Rifle club prepares to relocate in face of development
By Brandon Gee Steamboat Pilot/TODAY
Sunday, January 6, 2008
Steamboat Springs — As the specter of residential development slowly envelops it, the Routt County Rifle Club is preparing to move from its 40-acre home on U.S. Highway 40 just west of Steamboat Springs city limits. The gun club shares its north border with a southern boundary of the Steamboat 700 development that proposes to bring more than 2,000 homes to a 700-acre parcel. Steamboat 700 developers hope to have their land annexed into the city limits. Steamboat “700’s going to shut us down,” said Ken Klinger, a Routt County Sheriff’s Office investigator and frequent user of the range. “You can’t have kids running around, and they cross the line and they’re on a firing range.”
According to a letter sent to various officials by Rifle Club member Omar Campbell — the oldest active member of the club, the gun club land was originally purchased in 1948. “As far as I know, it has been an ongoing amenity of the community ever since,” Campbell wrote.

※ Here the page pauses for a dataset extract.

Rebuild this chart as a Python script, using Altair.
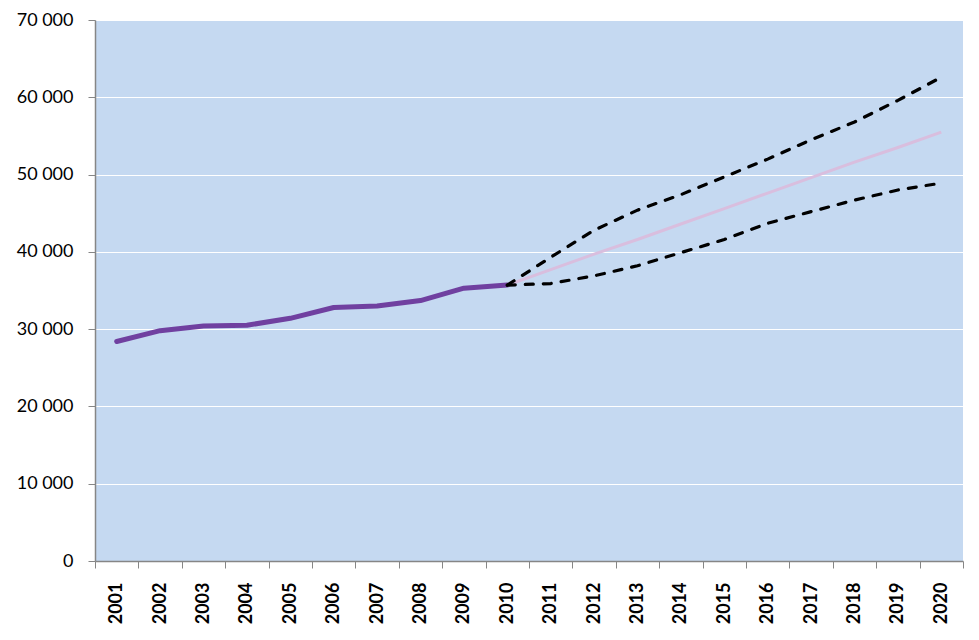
import altair as alt
import pandas as pd

years = [str(y) for y in range(2001, 2021)]

hist_years = years[:10]
hist_values = [28400, 29800, 30400, 30500, 31400, 32800, 33000, 33700, 35300, 35700]

proj_years = years[9:]
trend_values = [35700, 37700, 39700, 41600, 43600, 45600, 47600, 49600, 51600, 53500, 55500]
upper_values = [35700, 39300, 42800, 45400, 47400, 49700, 52000, 54500, 56800, 59600, 62600]
lower_values = [35700, 35900, 36900, 38200, 39900, 41600, 43700, 45200, 46700, 48000, 48900]

rows = []
for y, v in zip(hist_years, hist_values):
    rows.append({"year": y, "value": v, "series": "hist"})
for y, v in zip(proj_years, trend_values):
    rows.append({"year": y, "value": v, "series": "trend"})
for y, v in zip(proj_years, upper_values):
    rows.append({"year": y, "value": v, "series": "upper"})
for y, v in zip(proj_years, lower_values):
    rows.append({"year": y, "value": v, "series": "lower"})
df = pd.DataFrame(rows)

x = alt.X(
    "year:O",
    sort=years,
    scale=alt.Scale(domain=years, paddingInner=0, paddingOuter=0),
    axis=alt.Axis(
        title=None,
        labelAngle=-90,
        labelFont="Lato",
        labelFontWeight="bold",
        labelFontSize=18,
        labelColor="#000000",
        labelPadding=14,
        tickBand="extent",
        tickSize=7,
        tickColor="#868686",
        domainColor="#868686",
        domainWidth=1.5,
        grid=False,
    ),
)
y = alt.Y(
    "value:Q",
    scale=alt.Scale(domain=[0, 70000], nice=False),
    axis=alt.Axis(
        title=None,
        values=[0, 10000, 20000, 30000, 40000, 50000, 60000, 70000],
        labelExpr="replace(format(datum.value, ','), ',', ' ')",
        labelFont="Lato",
        labelFontSize=18,
        labelColor="#000000",
        labelPadding=15,
        tickSize=7,
        tickColor="#868686",
        domainColor="#868686",
        domainWidth=1.5,
        grid=True,
        gridColor="#FFFFFF",
        gridWidth=1.2,
    ),
)

base = alt.Chart(df).encode(x=x, y=y)

hist = base.transform_filter(alt.datum.series == "hist").mark_line(
    color="#7040A0", strokeWidth=5, strokeCap="round", strokeJoin="round"
)
trend = base.transform_filter(alt.datum.series == "trend").mark_line(
    color="#D9BEDE", strokeWidth=3
)
upper = base.transform_filter(alt.datum.series == "upper").mark_line(
    color="#000000", strokeWidth=3.2, strokeDash=[8, 10], strokeCap="round"
)
lower = base.transform_filter(alt.datum.series == "lower").mark_line(
    color="#000000", strokeWidth=3.2, strokeDash=[8, 10], strokeCap="round"
)

chart = (
    alt.layer(hist, trend, upper, lower)
    .properties(
        width=868,
        height=541,
        autosize=alt.AutoSizeParams(type="none"),
        padding={"left": 95, "top": 20, "right": 16, "bottom": 79},
        background="#FFFFFF",
    )
    .configure_view(fill="#C5D9F1", stroke=None)
)

chart.save("out.html", embed_options={"renderer": "svg", "actions": False})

Steamboat Springs Planning Director Tom Leeson said the Routt County Rifle Club could legally continue operating despite surrounding development, but he said the club recognized the incompatibility. “I think it was always anticipated that the gun club would move as that property was enveloped by residential development,” Leeson said. “They’ve known for a long time that this was on the horizon. … They understand that if they wanted to stay, they probably could, but they’re trying to be good neighbors.”
Routt County Rifle Club board member Dave Kleiber said liability concerns also are prevailing on the club. He said making a stand is not worth the possibility of a bullet escaping the range and shutting the club down for good. “It ain’t making things easy for us,” Kleiber, a detective with the Steamboat Springs Police Department, said of the encroaching development. “But because of the residential development and the sale of the Brown property, it’s perpetuating the need to move the club. We think the prudent thing to do would be to look at where we can move the range.”
The right price
The geography of the shooting range is a small basin. Despite its high surrounding ridges and protective berms, Sheriff’s Office Investigator Mike Curzon noted that any caliber gun could send a bullet beyond the boundaries of the range if fired irresponsibly.
“Once a bullet’s left the barrel, there’s no way to stop it,” Curzon said. “Safety’s got to be a concern. … It’s a concern already, and 700’s not even in.”
Kleiber said the club has some properties it is interested in buying and has received interest from potential buyers of its current location, including the developers of Steamboat 700.
“I’ve talked to them several times and made them an offer on their land which they chose not to accept,” Steamboat 700 Project Manager Danny Mulcahy said.Mulcahy said the club didn’t reject him outright, but rather did not know what direction its membership wanted to move at the time of his offer. He said he still might be interested in the property.
“At the right price, always,” said Mulcahy,” but it’s not integral to my plan. I don’t have to acquire it.”If he did acquire it, Mulcahy said he would likely use the land for retail or industrial purposes.
Kleiber said the gun club board wants “as much as we can get” for its land, but he would not be more specific. Mulcahy and the other developers of Steamboat 700 bought the 540-acre Brown property for $24.6 million, or just over $45,500 an acre, in March 2007. If the Rifle Club’s 40 acres fetched the same amount an acre, it would sell for more than $1.8 million. Kleiber also would not be specific about the properties the gun club is interested in purchasing, except to say that the club’s goal is to remain within a 20- or 30-minute drive of Steamboat. The most difficult part of the situation, Kleiber said, is timing the sale of the current property and the purchase of a replacement one in such a way that there is no significant interruption in having a range available.
Such an interruption would affect many more people than the Rifle Club’s 350 members. Archers, biathlon athletes with the Steamboat Springs Winter Sports Club, hunters, law enforcement officers and others also use the range. “The impact on this is a little known thing in the community for the most part, but there’s (hundreds) of members,” Klinger said. “That’s a lot of people. The loss of this will be a big deal if they don’t find another property.”
For law enforcement, the largest concern associated with a loss of the range for any period of time is the loss of training ground. “We use the facility a lot, and we’re just one agency,” Curzon said. While other shooting ranges exist in Yampa and Hayden, Klinger noted that they don’t have the same facilities or maintain the same level of upkeep. Neither has an indoor range, for example. Klinger said the Sheriff’s Office uses the Rifle Club’s indoor range to train deputies on shooting in the dark using flashlights. Klinger noted that most law enforcement shootings occur after dark. “We have to train,” Klinger said. “We have to keep our guys trained up as much as we can. If we can’t get our guys trained up and there’s an incident, the county can be held liable for failure to train.” In any event, there will likely be plenty of time for law enforcement agencies and others to prepare for the imminent departure of the Routt County Rifle Club from its current home.
“This is in the infancy of the process,” Kleiber said. “The timeframe we’re looking at is a two- to three-year process. We anticipate the range is going to stay where it’s at currently for at least a couple years.”